Graph-based Molecular In-context Learning Grounded on Morgan Fingerprints
Ali Al-Lawati, Jason Lucas, Zhiwei Zhang, Prasenjit Mitra, Suhang Wang
TL;DR
GAMIC advances molecular ICL by integrating graph-based molecular representations with text captions through graph–language alignment, enabled by Morgan fingerprint sampling and contrastive learning, plus MMR-based diverse demonstration retrieval. The framework targets small-to-mid-sized LLMs to avoid heavy fine-tuning while delivering strong performance across molecule captioning, property prediction, and yield prediction. Empirical results across multiple datasets and LLMs show GAMIC achieving up to 45% improvements over Morgan-based baselines and establishing a practical approach for graph-aware multimodal ICL in chemistry. This work broadens the applicability of ICL in molecular tasks, supporting more scalable and flexible deployment in drug discovery and materials science contexts.
Abstract
In-context learning (ICL) effectively conditions large language models (LLMs) for molecular tasks, such as property prediction and molecule captioning, by embedding carefully selected demonstration examples into the input prompt. This approach avoids the computational overhead of extensive pertaining and fine-tuning.
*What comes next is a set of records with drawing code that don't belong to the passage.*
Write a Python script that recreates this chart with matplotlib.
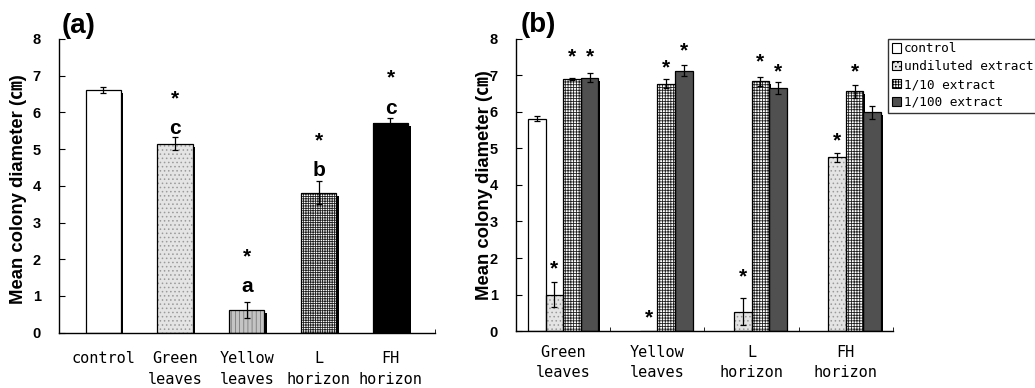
import numpy as np
import matplotlib
matplotlib.use("Agg")
import matplotlib.pyplot as plt
from matplotlib.patches import Patch

plt.rcParams['hatch.linewidth'] = 0.6

# ---- panel (a) data ----
a_labels = ["control", "Green\nleaves", "Yellow\nleaves", "L\nhorizon", "FH\nhorizon"]
a_means = [6.61, 5.15, 0.62, 3.81, 5.72]
a_err = [0.09, 0.17, 0.23, 0.31, 0.14]
a_letters = ["", "c", "a", "b", "c"]
a_letter_y = [None, 5.57, 1.27, 4.41, 6.11]
a_star_y = [None, 6.39, 2.10, 5.25, 6.96]

# ---- panel (b) data ----
b_groups = ["Green\nleaves", "Yellow\nleaves", "L\nhorizon", "FH\nhorizon"]
b_series = ["control", "undiluted extract", "1/10 extract", "1/100 extract"]
b_control = [5.82, np.nan, np.nan, np.nan]
b_undiluted = [1.00, 0.0, 0.53, 4.76]
b_tenth = [6.91, 6.78, 6.84, 6.57]
b_hundredth = [6.94, 7.13, 6.65, 5.99]
b_control_err = [0.08, 0, 0, 0]
b_undiluted_err = [0.33, 0, 0.37, 0.12]
b_tenth_err = [0.03, 0.13, 0.13, 0.18]
b_hundredth_err = [0.12, 0.15, 0.16, 0.17]
b_undiluted_star = [1.72, 0.39, 1.52, 5.23]
b_tenth_star = [7.53, 7.24, 7.41, 7.12]
b_hundredth_star = [7.53, 7.70, 7.12, None]

mono = "DejaVu Sans Mono"
sans = ["Liberation Sans", "Noto Sans CJK KR"]

# styles: (facecolor, hatch, hatchcolor)
styles = {
    "white": ("white", None, None),
    "dots": ("#e4e4e4", "....", "#9a9a9a"),
    "vlines": ("#c4c4c4", "||||", "#7a7a7a"),
    "grid_dark": ("white", "+++++++", "#202020"),
    "grid": ("white", "++++++", "#202020"),
    "black": ("black", None, None),
    "dark": ("#505050", None, None),
}


def draw_bar(ax, x, h, w, style, err, shadow_dx):
    if np.isnan(h):
        return
    fc, hatch, hc = styles[style]
    # shadow
    ax.bar(x + shadow_dx, max(h - 0.08, 0), w, color="black", zorder=1)
    ax.bar(x, h, w, color=fc, hatch=hatch, edgecolor=hc if hc else fc,
           linewidth=0, zorder=2)
    ax.bar(x, h, w, fill=False, edgecolor="black", linewidth=0.9, zorder=3)
    if err:
        ax.errorbar(x, h, yerr=err, fmt="none", ecolor="black", elinewidth=0.9,
                    capsize=2.2, capthick=0.9, zorder=4)


def star(ax, x, y):
    ax.annotate("*", (x, y), xytext=(0, -4.8), textcoords="offset points",
                ha="center", va="baseline", fontsize=15, fontweight="bold",
                family=sans)


def style_axes(ax):
    for s in ["top", "right"]:
        ax.spines[s].set_visible(False)
    for s in ["left", "bottom"]:
        ax.spines[s].set_linewidth(1.0)
    ax.set_ylim(0, 8)
    ax.set_yticks(range(0, 9))
    ax.tick_params(axis="y", direction="in", length=4, pad=13, labelsize=10.5)
    for t in ax.get_yticklabels():
        t.set_fontweight("bold")
        t.set_family(sans)
    ax.set_ylabel("Mean colony diameter (㎝)", fontsize=13.3, fontweight="bold",
                  family=sans)


fig = plt.figure(figsize=(10.35, 3.88), dpi=100)

# ---- panel (a) ----
ax1 = fig.add_axes([0.0567, 0.1425, 0.3636, 0.757])
a_styles = ["white", "dots", "vlines", "grid_dark", "black"]
xa = np.arange(len(a_means))
for i in range(len(a_means)):
    draw_bar(ax1, xa[i], a_means[i], 0.49, a_styles[i], a_err[i], 0.035)
    if a_letters[i]:
        ax1.text(xa[i], a_letter_y[i], a_letters[i], ha="center", va="center",
                 fontsize=15, fontweight="bold", family=sans)
    if a_star_y[i] is not None:
        star(ax1, xa[i], a_star_y[i])
ax1.set_xlim(-0.62, 4.62)
ax1.set_xticks(xa)
ax1.set_xticklabels(a_labels, family=mono, fontsize=11, linespacing=1.5)
ax1.tick_params(axis="x", length=0, pad=13)
ax1.set_xticks([4.62], minor=True)
ax1.tick_params(axis="x", which="minor", direction="in", length=3)
style_axes(ax1)
ax1.yaxis.set_label_coords(-0.084, 0.49)
fig.text(0.060, 0.932, "(a)", fontsize=20, fontweight="bold", family=sans,
         va="center", ha="left")

# ---- panel (b) ----
ax2 = fig.add_axes([0.4986, 0.1469, 0.364, 0.7526])
xb = np.arange(len(b_groups))
w = 0.187
b_vals = [b_control, b_undiluted, b_tenth, b_hundredth]
b_errs = [b_control_err, b_undiluted_err, b_tenth_err, b_hundredth_err]
b_styles = ["white", "dots", "grid", "dark"]
for k in range(4):
    for i in range(len(b_groups)):
        draw_bar(ax2, xb[i] + (k - 1.5) * w, b_vals[k][i], w, b_styles[k],
                 b_errs[k][i], 0.018)
b_stars = [[None] * 4, b_undiluted_star, b_tenth_star, b_hundredth_star]
for k in range(4):
    for i in range(len(b_groups)):
        if b_stars[k][i] is not None:
            star(ax2, xb[i] + (k - 1.5) * w, b_stars[k][i])
ax2.set_xlim(-0.5, 3.5)
ax2.set_xticks(xb)
ax2.set_xticklabels(b_groups, family=mono, fontsize=11, linespacing=1.45)
ax2.tick_params(axis="x", length=0, pad=10)
ax2.set_xticks([0.5, 1.5, 2.5, 3.5], minor=True)
ax2.tick_params(axis="x", which="minor", direction="in", length=3)
style_axes(ax2)
ax2.yaxis.set_label_coords(-0.061, 0.5)
fig.text(0.503, 0.935, "(b)", fontsize=20, fontweight="bold", family=sans,
         va="center", ha="left")

handles = []
for k in range(4):
    fc, hatch, hc = styles[b_styles[k]]
    handles.append(Patch(facecolor=fc, hatch=hatch, edgecolor="black",
                         linewidth=0.8, label=b_series[k]))
leg = fig.legend(handles=handles, loc="upper left",
                 bbox_to_anchor=(888 / 1035, 1 - 38.5 / 388),
                 prop={"family": mono, "size": 9.2}, frameon=True, fancybox=False,
                 edgecolor="black", handlelength=0.75, handleheight=0.75,
                 handletextpad=0.2, borderpad=0.3, labelspacing=0.38,
                 borderaxespad=0)
leg.get_frame().set_linewidth(1.0)

fig.savefig("out.png", dpi=100)
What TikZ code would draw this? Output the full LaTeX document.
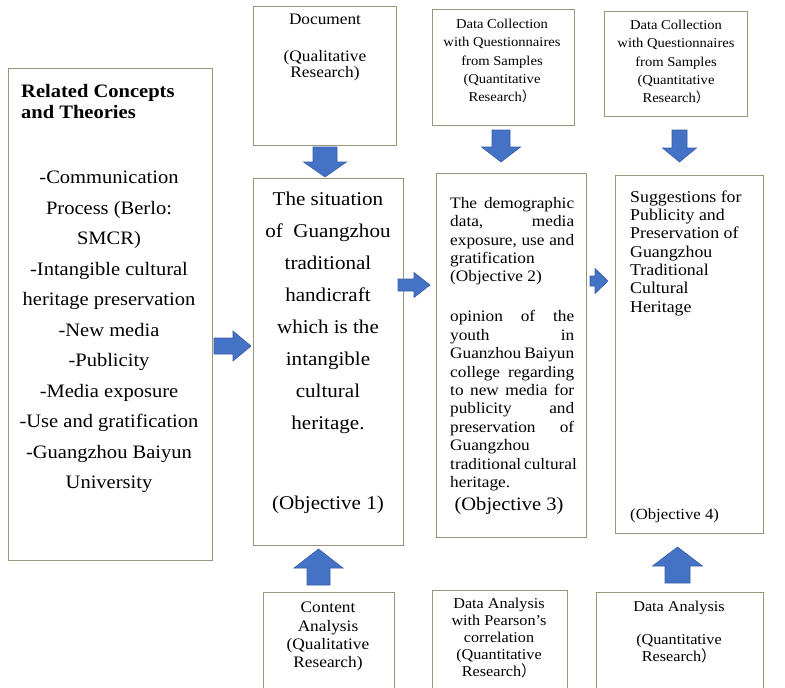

However, current prompt retrieval methods for molecular tasks have relied on molecule feature similarity, such as Morgan fingerprints, which do not adequately capture the global molecular and atom-binding relationships. As a result, these methods fail to represent the full complexity of molecular structures during inference. Moreover, small-to-medium-sized LLMs, which offer simpler deployment requirements in specialized systems, have remained largely unexplored in the molecular ICL literature. To address these gaps, we propose a self-supervised learning technique, GAMIC (Graph-Aligned Molecular In-Context learning, which aligns global molecular structures, represented by graph neural networks (GNNs), with textual captions (descriptions) while leveraging local feature similarity through Morgan fingerprints. In addition, we introduce a Maximum Marginal Relevance (MMR) based diversity heuristic during retrieval to optimize input prompt demonstration samples. Our experimental findings using diverse benchmark datasets show GAMIC outperforms simple Morgan-based ICL retrieval methods across all tasks by up to 45%.